In hindsight, maybe someone in City’s colours – which were almost invisible in the pre-game blizzard – should have been following in. But then anybody not convinced it was going to cross the line is a liar.

The overall result was a fair one, check the identical shots tally, and City will not have traipsed home with too many feelings of “what if”.

It just felt good to finally be playing in 2021 after the three postponements.

The deluge of white stuff in the hour leading up to kick-off might have had a few wondering what January would throw at the Bantams next.

But we’ve already seen that it takes a lot to ruffle Trueman and Sellars and that calm air of control was evident from the off against a home team who had roared into pole position during City’s inactivity.

Cambridge were playing their sixth game of the new year – the Bantams had only been on a pitch three times since their Valley Parade meeting the week before Christmas.

Yet they appeared to carry on in the same organised, confident fashion that had rejuvenated spirits during that undefeated run around the holiday period.

Two games against the leaders, four points and two clean sheets – a fourth shut-out in six underlining that solid structure that has been put in place.

Lee Novak’s talismanic presence was missing up front – and City will find out in the coming days about the severity of his knee problem – but Danny Rowe slotted straight in.

It was the striker’s fourth visit to Cambridge, all with different clubs, after previous games at the start of his career in the Conference for Fleetwood, Lincoln and Stockport.

But his initial impression suggested a cult hero in the making for the City fans watching on iFollow.

To quote the marvellous Alan Partridge, Rowe has got a “foot like a traction engine”.

Just ask the poor keeper who tried to hold a shot at training on Friday and ended up in the net with it!

Rowe’s first effort on goal on his debut was struck with such velocity that Cambridge keeper Dimitar Mitov popped his shoulder in the process of parrying the rocket away.

A second-half blast forced a diving save from replacement stopper Callum Burton and a free-kick fizzed just wide as the former Oldham man showed his determination to hit the ground running.

What was good to see was his willingness to look for a shot whenever the opportunity presented itself. A quick half-turn and bang, no messing.

Those around him, perhaps, could have followed suit with promising build-up play let down on occasions by someone trying to overplay and taking a touch too many around the Cambridge box.

The difference in league position was never apparent as the teams went toe-to-toe on a difficult pitch made skiddy by the earlier snow.

Cambridge had their moments in the first half – but Paul Mullin once more fired a blank against the Bantams.

League Two’s top scorer with 20 goals in all competitions but none of them past City’s determined rearguard.

Not that Mullin did not have the chances to get back on the scoresheet after a four-game “drought”.

He had four sights on goal in the opening 45 minutes – but could find no way past Sam Hornby.

The back-up keeper made it back-to-back clean sheets in Richard O’Donnell’s absence.

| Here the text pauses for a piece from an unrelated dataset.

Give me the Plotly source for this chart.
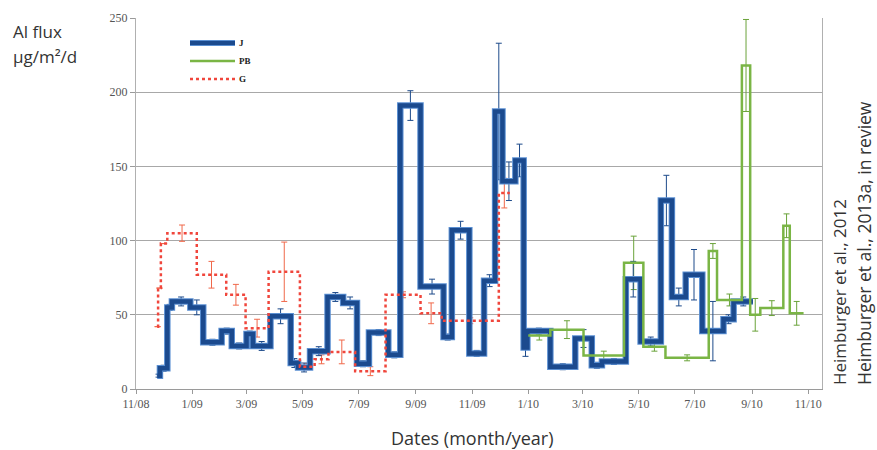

But this one, after his previously quiet stroll three weeks earlier, had to be hard earned. On this evidence, he can be a genuine contender to be first choice.

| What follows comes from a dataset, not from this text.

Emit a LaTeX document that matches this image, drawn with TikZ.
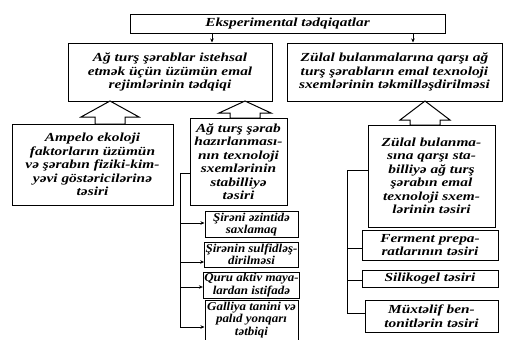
\documentclass[tikz,border=0pt]{standalone}
\usepackage{fontspec}
\setmainfont{Liberation Serif}[FakeStretch=1.25]
\newfontfamily\narrowserif{Liberation Serif}[FakeStretch=1.08]
\usetikzlibrary{arrows.meta,calc}

% hollow up arrow: tip x, tip y, head half, head base y, shaft half, bottom y
\newcommand{\upblock}[6]{%
  \draw[blockarr] (#1,#2) -- (#1+#3,#4) -- (#1+#5,#4) -- (#1+#5,#6)
    -- (#1-#5,#6) -- (#1-#5,#4) -- (#1-#3,#4) -- cycle;}

\begin{document}
\begin{tikzpicture}[x=1pt,y=-1pt,
  box/.style={draw, line width=1pt, fill=white, align=center, inner sep=1pt,
    font=\bfseries\itshape\fontsize{12.3}{13.5}\selectfont},
  smallbox/.style={box, font=\narrowserif\bfseries\itshape\fontsize{12}{12.5}\selectfont},
  arr/.style={line width=0.9pt, -{Stealth[length=4pt,width=3.5pt]}},
  link/.style={line width=0.9pt},
  blockarr/.style={draw, line width=1pt, fill=white, line join=miter}]
  \useasboundingbox (0,0) rectangle (507,340);

  % top
  \node[box, minimum width=315pt, minimum height=19pt] (exp) at (287.5,23.5) {Eksperimental tədqiqatlar};
  \node[box, minimum width=204pt, minimum height=58pt] (rejim) at (170,72)
    {Ağ turş şərablar istehsal\\etmək üçün üzümün emal\\rejimlərinin tədqiqi};
  \node[box, minimum width=215pt, minimum height=58pt] (texsxem) at (394.5,72)
    {Zülal bulanmalarına qarşı ağ\\turş şərabların emal texnoloji\\sxemlərinin təkmilləşdirilməsi};

  \coordinate (c1) at (212,0);
  \coordinate (c2) at (413,0);
  \draw[arr] (exp.south -| c1) -- (rejim.north -| c1);
  \draw[arr] (exp.south -| c2) -- (texsxem.north -| c2);

  % block arrows
  \upblock{110}{101}{29}{117}{15}{124}
  \upblock{245}{101}{26}{113}{15}{118}
  \upblock{425}{101}{25}{120}{15}{125}

  % second level
  \node[box, minimum width=161pt, minimum height=81pt] (ampelo) at (92.5,164.5)
    {Ampelo ekoloji\\faktorların üzümün\\və şərabın fiziki-kim-\\yəvi göstəricilərinə\\təsiri};
  \node[box, minimum width=97pt, minimum height=87pt] (stabil) at (238.5,161.5)
    {Ağ turş şərab\\hazırlanması-\\nın texnoloji\\sxemlərinin\\stabilliyə\\təsiri};
  \node[box, minimum width=127pt, minimum height=102pt] (zulal) at (431.5,176)
    {Zülal bulanma-\\sına qarşı sta-\\billiyə ağ turş\\şərabın emal\\texnoloji sxem-\\lərinin təsiri};

  % left column
  \node[smallbox, minimum width=93pt, minimum height=25pt] (azinti) at (251.5,224.5) {Şirəni əzintidə\\saxlamaq};
  \node[smallbox, minimum width=93pt, minimum height=25pt] (sulfid) at (251.5,254.5) {Şirənin sulfidləş-\\dirilməsi};
  \node[smallbox, minimum width=93pt, minimum height=26pt] (maya) at (251.5,285) {Quru aktiv maya-\\lardan istifadə};
  \node[smallbox, minimum width=93pt, minimum height=44pt, text depth=13pt] (galliya) at (251.5,325)
    {Galliya tanini və\\palıd yonqarı\\tətbiqi};

  \coordinate (ltop) at (180,173);
  \coordinate (l1) at (180,223);
  \coordinate (l2) at (180,262);
  \coordinate (l3) at (180,287);
  \coordinate (l4) at (180,327);
  \draw[link] (ltop -| stabil.west) -- (ltop) -- (l4);
  \foreach \c/\b in {l1/azinti, l2/sulfid, l3/maya, l4/galliya} {
    \draw[arr] (\c) -- (\c -| \b.west);
  }

  % right column
  \node[box, minimum width=136pt, minimum height=30pt] (ferment) at (430,245) {Ferment prepa-\\ratlarının təsiri};
  \node[box, minimum width=136pt, minimum height=17pt] (silikogel) at (430,278.5) {Silikogel təsiri};
  \node[box, minimum width=133pt, minimum height=32pt] (bentonit) at (431.5,316) {Müxtəlif ben-\\tonitlərin təsiri};

  \coordinate (rtop) at (347,170);
  \coordinate (r1) at (347,248);
  \coordinate (r2) at (347,280);
  \coordinate (r3) at (347,313);
  \draw[link] (rtop -| zulal.west) -- (rtop) -- (r3);
  \foreach \c/\b in {r1/ferment, r2/silikogel, r3/bentonit} {
    \draw[link] (\c) -- (\c -| \b.west);
  }
\end{tikzpicture}
\end{document}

Hornby denied Mullin with an athletic tip over the bar and then produced a crucial save right before the break after the striker was played in by Wes Hoolahan.

It was the type of juicy opening that Mullin has gobbled up throughout this goal-laden campaign. But Hornby spread himself quickly to narrow the angle and turned the shot away with his body.

The only real escape for City came when Mullin scooped over from eight yards after right back Kyle Knoyle had cut an inviting ball back from the byline.

There were no such squeaks in the second half where City carried the greater threat – and the introduction of Jordan Stevens for the last 20 minutes injected an element of pace that Cambridge had not had to cope with up to that point.

A couple of decent opportunities were scorned with a wayward final ball but City would still have got their maximum award with a kinder bounce for Evans.

That might have been a bit “greedy” in Trueman’s words.

But the long delay has clearly not affected the new managers’ bounce.